### PROBLEM
From the first line of the data below through the line bearing "from matplotlib.ticker import MultipleLocator", reproduce each line exactly; do not include pictures.
.....
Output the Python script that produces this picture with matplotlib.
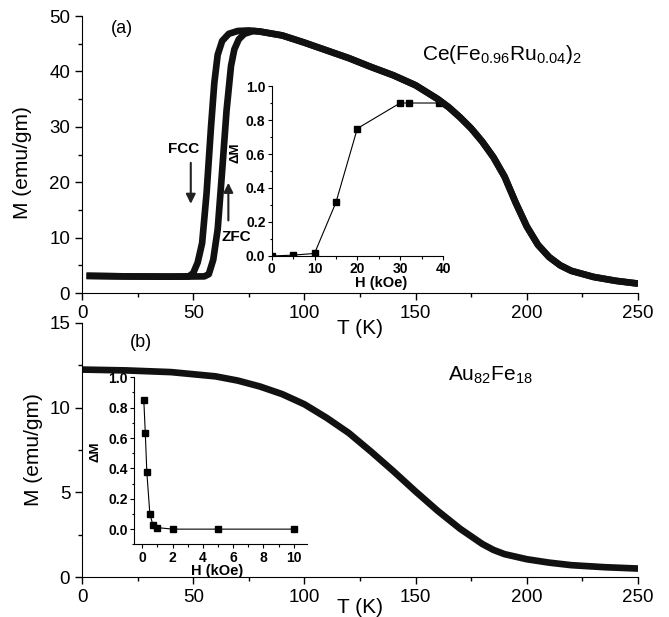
import numpy as np
import matplotlib
matplotlib.use("Agg")
import matplotlib.pyplot as plt
from matplotlib.ticker import MultipleLocator

plt.rcParams['font.family'] = ['Liberation Sans', 'DejaVu Sans']

# (a) Ce(Fe0.96Ru0.04)2 : FC and ZFC magnetisation
T_fc = [2, 20, 40, 48, 50, 52, 54, 56, 58, 59.5, 61, 63, 66, 70, 75, 80]
M_fc = [3.1, 3.0, 2.95, 3.0, 3.6, 5.5, 9.0, 18, 30, 38, 43, 45.5, 46.8, 47.3, 47.4, 47.2]
T_zfc = [2, 20, 40, 55, 57, 59, 61, 63, 65, 67, 68.5, 70.5, 73, 77, 80]
M_zfc = [3.1, 3.0, 2.95, 3.0, 3.4, 6.0, 11.5, 22, 33, 41, 44, 45.8, 46.8, 47.3, 47.2]
T_hi = [80, 90, 100, 110, 120, 130, 140, 150, 160, 165, 170, 175, 180, 185, 190,
        195, 200, 205, 210, 215, 220, 230, 240, 250]
M_hi = [47.2, 46.5, 45.2, 43.8, 42.4, 40.8, 39.3, 37.5, 35.0, 33.5, 31.7, 29.7, 27.3, 24.5, 21.0,
        16.3, 12.0, 8.7, 6.5, 5.0, 4.0, 2.9, 2.2, 1.7]

# inset (a): delta M vs H
H_a = [0, 5, 10, 15, 20, 30, 32, 39]
dM_a = [0.0, 0.005, 0.015, 0.315, 0.75, 0.90, 0.90, 0.90]

# (b) Au82Fe18
T_b = [0, 20, 40, 60, 70, 80, 90, 100, 110, 120, 130, 140, 150, 160, 170, 180, 185,
       190, 200, 210, 220, 235, 250]
M_b = [12.25, 12.2, 12.1, 11.85, 11.6, 11.25, 10.8, 10.2, 9.4, 8.5, 7.4, 6.25, 5.05, 3.9, 2.85,
       1.95, 1.6, 1.35, 1.05, 0.85, 0.7, 0.58, 0.5]

# inset (b)
H_b = [0.1, 0.2, 0.3, 0.5, 0.7, 1.0, 2, 5, 10]
dM_b = [0.85, 0.63, 0.375, 0.10, 0.028, 0.01, 0.0, 0.0, 0.0]


def style_main(ax):
    for s in ['top', 'right']:
        ax.spines[s].set_visible(False)
    ax.tick_params(which='major', direction='out', length=5, width=1, labelsize=13.5)
    ax.tick_params(which='minor', direction='out', length=3, width=1)


def style_inset(ax):
    for s in ['top', 'right']:
        ax.spines[s].set_visible(False)
    ax.patch.set_visible(False)
    ax.tick_params(which='major', direction='out', length=3, width=0.8, labelsize=10, pad=1.5)
    ax.tick_params(which='minor', direction='out', length=1.8, width=0.8)
    for lab in ax.get_xticklabels() + ax.get_yticklabels():
        lab.set_fontweight('bold')


fig = plt.figure(figsize=(6.69, 6.17), dpi=100)

# ---------------- panel (a)
ax1 = fig.add_axes([0.1226, 0.5251, 0.8311, 0.4489])
ax1.plot(T_fc + T_hi, M_fc + M_hi, color='#111111', lw=4.8, solid_capstyle='butt')
ax1.plot(T_zfc + T_hi, M_zfc + M_hi, color='#111111', lw=4.8, solid_capstyle='butt')
ax1.set_xlim(0, 250)
ax1.set_ylim(0, 50)
ax1.xaxis.set_major_locator(MultipleLocator(50))
ax1.xaxis.set_minor_locator(MultipleLocator(25))
ax1.yaxis.set_major_locator(MultipleLocator(10))
ax1.yaxis.set_minor_locator(MultipleLocator(5))
style_main(ax1)
ax1.set_xlabel('T (K)', fontsize=15)
ax1.xaxis.set_label_coords(0.5, -0.095)
ax1.set_ylabel('M (emu/gm)', fontsize=15)
ax1.yaxis.set_label_coords(-0.09, 0.47)
ax1.text(0.072, 0.955, '(a)', transform=ax1.transAxes, fontsize=13, va='center', ha='center')
ax1.text(0.755, 0.86, r'$\mathregular{Ce(Fe_{0.96}Ru_{0.04})_2}$', transform=ax1.transAxes,
         fontsize=15, va='center', ha='center')
ax1.text(45.8, 26, 'FCC', fontsize=11, fontweight='bold', ha='center', va='center')
ax1.text(69.4, 10.2, 'ZFC', fontsize=11, fontweight='bold', ha='center', va='center')
ax1.annotate('', xy=(48.9, 15.6), xytext=(48.9, 24.0),
             arrowprops=dict(arrowstyle='-|>', color='#222222', lw=1.5, mutation_scale=14))
ax1.annotate('', xy=(65.8, 20.4), xytext=(65.8, 12.6),
             arrowprops=dict(arrowstyle='-|>', color='#222222', lw=1.5, mutation_scale=14))
ax1.set_zorder(2)
ax1.patch.set_visible(False)

ins1 = fig.add_axes([0.4061, 0.5851, 0.2561, 0.2755])
ins1.set_zorder(1)
ins1.plot(H_a, dM_a, color='black', lw=0.8, marker='s', ms=5)
ins1.set_xlim(0, 40)
ins1.set_ylim(0, 1.0)
ins1.xaxis.set_major_locator(MultipleLocator(10))
ins1.xaxis.set_minor_locator(MultipleLocator(5))
ins1.yaxis.set_major_locator(MultipleLocator(0.2))
ins1.yaxis.set_minor_locator(MultipleLocator(0.1))
ins1.yaxis.set_major_formatter('{x:.1f}')
style_inset(ins1)
ins1.set_xlabel('H (kOe)', fontsize=10.5, fontweight='bold')
ins1.xaxis.set_label_coords(0.64, -0.115)
ins1.set_ylabel('ΔM', fontsize=9.5, fontweight='bold')
ins1.yaxis.set_label_coords(-0.175, 0.61)

# ---------------- panel (b)
ax2 = fig.add_axes([0.1226, 0.0648, 0.8311, 0.4117])
ax2.plot(T_b, M_b, color='#111111', lw=4.8, solid_capstyle='butt')
ax2.set_xlim(0, 250)
ax2.set_ylim(0, 15)
ax2.xaxis.set_major_locator(MultipleLocator(50))
ax2.xaxis.set_minor_locator(MultipleLocator(25))
ax2.yaxis.set_major_locator(MultipleLocator(5))
ax2.yaxis.set_minor_locator(MultipleLocator(2.5))
style_main(ax2)
ax2.set_xlabel('T (K)', fontsize=15)
ax2.xaxis.set_label_coords(0.5, -0.083)
ax2.set_ylabel('M (emu/gm)', fontsize=15)
ax2.yaxis.set_label_coords(-0.07, 0.5)
ax2.text(0.106, 0.925, '(b)', transform=ax2.transAxes, fontsize=13, va='center', ha='center')
ax2.text(0.734, 0.795, r'$\mathregular{Au_{82}Fe_{18}}$', transform=ax2.transAxes,
         fontsize=15, va='center', ha='center')

ins2 = fig.add_axes([0.2007, 0.1178, 0.2586, 0.2707])
ins2.plot(H_b, dM_b, color='black', lw=0.8, marker='s', ms=4.6)
ins2.set_xlim(-0.53, 10.9)
ins2.set_ylim(-0.1, 1.0)
ins2.xaxis.set_major_locator(MultipleLocator(2))
ins2.xaxis.set_minor_locator(MultipleLocator(1))
ins2.yaxis.set_major_locator(MultipleLocator(0.2))
ins2.yaxis.set_minor_locator(MultipleLocator(0.1))
ins2.yaxis.set_major_formatter('{x:.1f}')
style_inset(ins2)
ins2.set_xlabel('H (kOe)', fontsize=10.5, fontweight='bold')
ins2.xaxis.set_label_coords(0.478, -0.12)
ins2.set_ylabel('ΔM', fontsize=9.5, fontweight='bold')
ins2.yaxis.set_label_coords(-0.19, 0.555)

fig.savefig('out.png', dpi=100)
.....
### FULL RESPONSE
Output the Python script that produces this picture with matplotlib.
import numpy as np
import matplotlib
matplotlib.use("Agg")
import matplotlib.pyplot as plt
from matplotlib.ticker import MultipleLocator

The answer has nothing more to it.